The notion that the efforts of the European Commission to ensure that Apple pays tax on billions in profits that it makes from selling its products in

Europe

should be characterised as exploiting a loophole is, of course, absurd.

It is also, in its own way, quite terrifying. It implies that the top lawyer in what is arguably the world’s most successful company has a world view that simply does not buy into the social contract underpinning liberal democracy.

Who knew that when you bought an iPhone you were contributing to the coffers of an organisation that has the power to undermine our way of life in ways that Vladimir Putin only dreams of ?

However, it also speaks volumes about the extent to which this sort of Alice in Wonderland thinking has become entrenched into the mindset of companies such as Apple.

That, in turn, raises questions about the ability of governments that are attempting – under growing pressure from electorates – to do something about it. As their tax bases are eroded and their citizens’ anger increases, they are clinging desperately to the life raft that is the OECD’s Beps agreement. This is an international agreement to try to stop many of the practices that allow big corporations to play countries off against each other.

It is, however, based on the assumption that US corporate tax rates will remain high and that US corporations’ main objective will be to make as much of their taxable profits outside of the US as possible.

Awkward moment

The election of

Donald Trump

has turned all this on its head. The US president-elect wants to slash US corporate tax rates in half despite US companies contributing less money in taxes now than at any time in the last 30 years.

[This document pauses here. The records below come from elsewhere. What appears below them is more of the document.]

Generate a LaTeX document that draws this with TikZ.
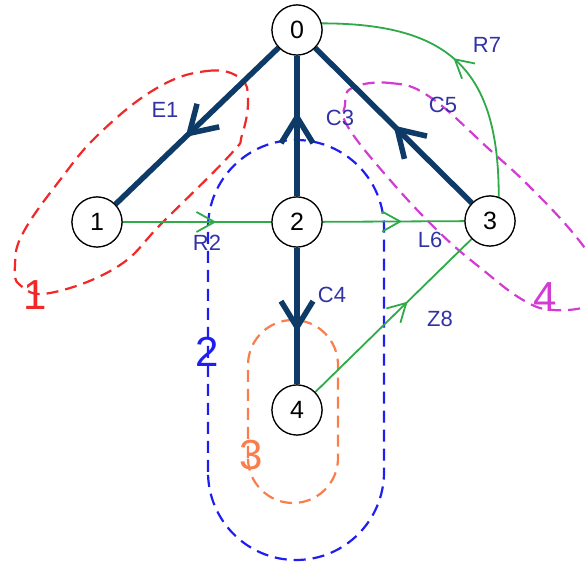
\documentclass[tikz,border=0pt]{standalone}
\usepackage{fontspec}
\setmainfont{Liberation Sans}
\usetikzlibrary{arrows.meta,decorations.markings}
\definecolor{navy}{RGB}{14,58,104}
\definecolor{grn}{RGB}{46,170,72}
\definecolor{lblc}{RGB}{50,50,165}
\definecolor{gred}{RGB}{240,40,40}
\definecolor{gblue}{RGB}{30,30,240}
\definecolor{gcoral}{RGB}{250,125,75}
\definecolor{gmag}{RGB}{210,60,210}
\begin{document}
\begin{tikzpicture}[x=1pt,y=1pt,
  vtx/.style={circle,draw=black,line width=1.2pt,fill=white,minimum size=50pt,inner sep=0pt,font=\fontsize{25}{28}\selectfont},
  heavy/.style={draw=navy,line width=5.5pt,decoration={markings,mark=at position #1 with {\arrow{Straight Barb[length=26pt,width=32pt]}}},postaction={decorate}},
  light/.style={draw=grn,line width=1.8pt,decoration={markings,mark=at position #1 with {\arrow{Straight Barb[length=18pt,width=20pt]}}},postaction={decorate}},
  elbl/.style={text=lblc,font=\fontsize{22}{24}\selectfont,inner sep=0pt},
  grp/.style={dash pattern=on 12pt off 7pt,line width=2.2pt},
  glbl/.style={font=\fontsize{42}{44}\selectfont,inner sep=0pt}]
\useasboundingbox (0,0) rectangle (586,564);
\clip (0,0) rectangle (586,564);
% groups
\draw[grp,draw=gred] plot[smooth cycle,tension=0.7] coordinates {(157,476) (207,493) (240,486) (248,464) (242,429) (230,409) (163,342) (117,297) (50,271) (20,279) (15,299) (23,331) (60,384) (100,431)};
\draw[grp,draw=gblue,rounded corners=88pt] (208,4) rectangle (384,424);
\draw[grp,draw=gcoral,rounded corners=45pt] (248,61) rectangle (338,244);
\draw[grp,draw=gmag] plot[smooth cycle,tension=0.7] coordinates {(352,476) (390,481) (430,467) (490,414) (530,377) (573,331) (598,295) (605,270) (590,258) (553,254) (523,264) (483,294) (440,331) (390,384) (348,437) (345,459)};
% nodes
\node[vtx] (n0) at (297,534) {0};
\node[vtx] (n1) at (97,342) {1};
\node[vtx] (n2) at (297,342) {2};
\node[vtx] (n3) at (490,343) {3};
\node[vtx] (n4) at (297,154) {4};
% edges
\draw[heavy=0.57] (n0) -- (n1);
\draw[heavy=0.6] (n2) -- (n0);
\draw[heavy=0.5] (n3) -- (n0);
\draw[heavy=0.62] (n2) -- (n4);
\draw[light=0.63] (n1) -- (n2);
\draw[light=0.56] (n2) -- (n3);
\draw[light=0.59] (n4) -- (n3);
\draw[light=0.52] (n3.70) .. controls +(90:125) and +(0:130) .. (n0.15);
% redraw nodes on top
\node[vtx] at (n0) {0};
\node[vtx] at (n1) {1};
\node[vtx] at (n2) {2};
\node[vtx] at (n3) {3};
\node[vtx] at (n4) {4};
% edge labels
\node[elbl] (lE1) at (165,454) {E1};
\node[elbl] (lC3) at (340,446) {C3};
\node[elbl] (lC5) at (443,459) {C5};
\node[elbl] (lC4) at (332,269) {C4};
\node[elbl] (lR2) at (207,321) {R2};
\node[elbl] (lL6) at (430,324) {L6};
\node[elbl] (lZ8) at (440,245) {Z8};
\node[elbl] (lR7) at (487,519) {R7};
% group labels
\node[glbl,text=gred] (g1) at (35,269) {1};
\node[glbl,text=gblue] (g2) at (207,212) {2};
\node[glbl,text=gcoral] (g3) at (251,109) {3};
\node[glbl,text=gmag] (g4) at (545,267) {4};
\end{tikzpicture}
\end{document}
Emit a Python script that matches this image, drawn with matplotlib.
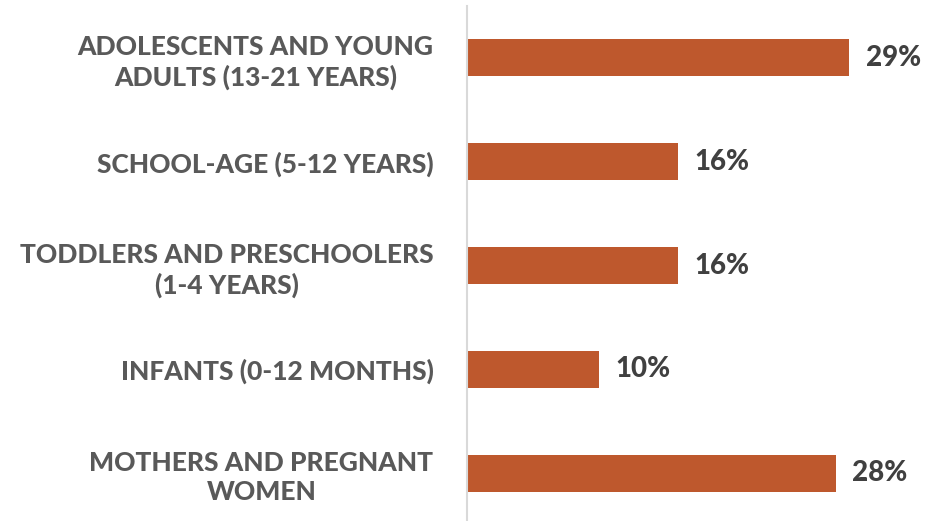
import matplotlib

matplotlib.use("Agg")
import matplotlib.pyplot as plt

categories = [
    "ADOLESCENTS AND YOUNG\nADULTS (13-21 YEARS)",
    "SCHOOL-AGE (5-12 YEARS)",
    "TODDLERS AND PRESCHOOLERS\n(1-4 YEARS)",
    "INFANTS (0-12 MONTHS)",
    "MOTHERS AND PREGNANT\nWOMEN",
]
values = [29, 16, 16, 10, 28]
value_labels = ["29%", "16%", "16%", "10%", "28%"]

BAR_COLOR = "#BE582D"
LABEL_COLOR = "#595959"
VALUE_COLOR = "#404040"

plt.rcParams["font.family"] = ["Lato", "DejaVu Sans"]

fig = plt.figure(figsize=(9.28, 5.21), dpi=100)
ax = fig.add_axes([0.503, -0.008, 0.497, 0.9965])

pos = list(range(len(categories)))
ax.barh(pos, values, height=0.357, color=BAR_COLOR)
ax.set_ylim(len(categories) - 0.5, -0.5)
ax.set_xlim(0, 35.0)

for p, v, lab in zip(pos, values, value_labels):
    ax.annotate(lab, (v, p), xytext=(12, 0), textcoords="offset points",
                ha="left", va="center", fontsize=20, fontweight="black",
                color=VALUE_COLOR)

ax.set_yticks(pos)
ax.set_yticklabels(categories, fontsize=19, fontweight="black",
                   color=LABEL_COLOR, multialignment="center",
                   linespacing=1.25)
ax.tick_params(axis="y", length=0, pad=24)
ax.set_xticks([])

for side in ("top", "right", "bottom"):
    ax.spines[side].set_visible(False)
ax.spines["left"].set_color("#D9D9D9")
ax.spines["left"].set_linewidth(1.5)

fig.savefig("out.png", dpi=100)
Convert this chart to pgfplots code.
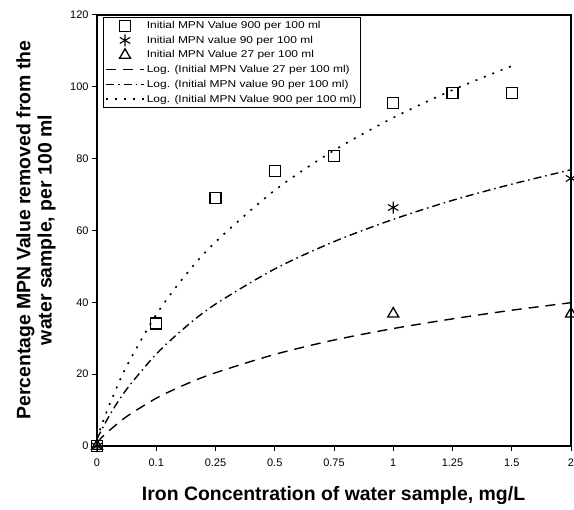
\documentclass[border=0pt]{standalone}
\usepackage{fontspec}
\setmainfont{Liberation Sans}
\newfontfamily\legfont[FakeStretch=1.2]{Liberation Sans}
\usepackage{pgfplots}
\pgfplotsset{compat=1.18}

\pgfplotsset{
  markleg/.style={legend image code/.code={%
    \draw[mark repeat=2,mark phase=2,##1] plot coordinates {(0bp,0bp) (19bp,0bp) (38bp,0bp)};}},
  lineleg/.style={legend image code/.code={%
    \draw[##1] (0bp,0bp) -- (38bp,0bp);}},
}

\begin{document}
\begin{tikzpicture}
\begin{axis}[
    width=474bp, height=431bp, scale only axis,
    xmin=0, xmax=8, ymin=0, ymax=120,
    xtick={0,...,8},
    xticklabels={0,0.1,0.25,0.5,0.75,1,1.25,1.5,2},
    ytick={0,20,...,120},
    tick pos=left, tick align=outside, major tick length=5bp,
    axis line style={line width=1.3bp},
    tick style={line width=1bp, black},
    tick label style={font=\fontsize{11}{13}\selectfont},
    xticklabel style={yshift=-4bp},
    /pgf/number format/assume math mode=true,
    xlabel={Iron Concentration of water sample, mg/L},
    xlabel style={font=\bfseries\fontsize{19.5}{22}\selectfont,
        at={(axis description cs:0.499,-0.114)}, anchor=center},
    ylabel={Percentage MPN Value removed from the\\water sample, per 100 ml},
    ylabel style={font=\bfseries\fontsize{19.5}{21.5}\selectfont, align=center,
        at={(axis description cs:-0.1287,0.501)}, anchor=center},
    clip=false,
    legend style={at={(0.0127,0.995)}, anchor=north west, draw=black,
        font=\legfont\fontsize{10}{12}\selectfont, row sep=2bp, inner sep=2bp},
    legend cell align=left,
]

% measured points
\addplot[only marks, mark=square, mark size=5.5bp, line width=1.3bp, markleg]
  coordinates {(0,0) (1,34.1) (2,69.0) (3,76.6) (4,80.7) (5,95.5) (6,98.3) (7,98.3)};
\addplot[only marks, mark=asterisk, mark size=6bp, line width=1.1bp, markleg]
  coordinates {(0,0) (5,66.4) (8,74.5)};
\addplot[only marks, mark=triangle, mark size=6.3bp, line width=1.3bp, markleg]
  coordinates {(0,0) (5,36.8) (8,36.8)};

% log trend lines
\addplot[smooth, line width=1.4bp, dash pattern=on 10bp off 7bp, lineleg]
  coordinates {(0,1) (0.1,2.7) (0.25,4.9) (0.5,8.2) (1,13.3) (1.5,17.2) (2,20.4)
               (3,25.5) (4,29.5) (5,32.7) (6,35.4) (7,37.8) (8,39.9)};
\addplot[smooth, line width=1.4bp, dash pattern=on 8bp off 4bp on 1.5bp off 4bp, lineleg]
  coordinates {(0,2) (0.1,5.2) (0.25,9.6) (0.5,15.8) (1,25.6) (1.5,33.2) (2,39.5)
               (3,49.3) (4,56.9) (5,63.1) (6,68.4) (7,72.9) (8,76.9)};
\addplot[smooth, line width=1.6bp, dash pattern=on 2bp off 7bp, lineleg]
  coordinates {(0,2) (0.1,6.8) (0.25,13.1) (0.5,22.2) (1,36.6) (1.5,47.7) (2,56.8)
               (3,71.2) (4,82.3) (5,91.4) (6,99.1) (7,105.8)};

\legend{Initial MPN Value 900 per 100 ml,
        Initial MPN value 90 per 100 ml,
        Initial MPN Value 27 per 100 ml,
        Log. (Initial MPN Value 27 per 100 ml),
        Log. (Initial MPN value 90 per 100 ml),
        Log. (Initial MPN Value 900 per 100 ml)}
\end{axis}
% page size as in the reference: 97 left, 3 right, 15 above, 63 below the axis box
\pgfresetboundingbox
\path ([shift={(-97bp,-63bp)}]current axis.south west)
      rectangle ([shift={(3bp,15bp)}]current axis.north east);
\end{tikzpicture}
\end{document}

Last week he summoned the leaders of some of the US’s largest technology companies, including Tim Cook of Apple, to meet him in New York. It was an awkward moment given Trump’s illiberal position on many issues and the liberal values that many of these companies espouse.

The Apple chief executive explained it thus to his staff in an internal communications platform: “Personally, I’ve never found being on the sideline a successful place to be.”

He then went on to list issues that Apple felt strongly about and wanted to advocate for, according to the TechCrunch news website. “Some of our key areas of focus are on privacy and security education. They’re on advocating for human rights for everyone and expanding the definition of human rights. They’re on the environment and really combating climate change.”

Many of these issues – particularly climate change – cut across Trump’s agenda but Cook does seem to be at one with Trump on tax. How these laudable objectives can be achieved in a world where a big corporation characterises the efforts of governments to collect taxes as exploiting loopholes is at best a little out of touch with reality.

Which brings us nicely back to Alice in Wonderland and the Red Queen's famous quote about believing six impossible things before breakfast.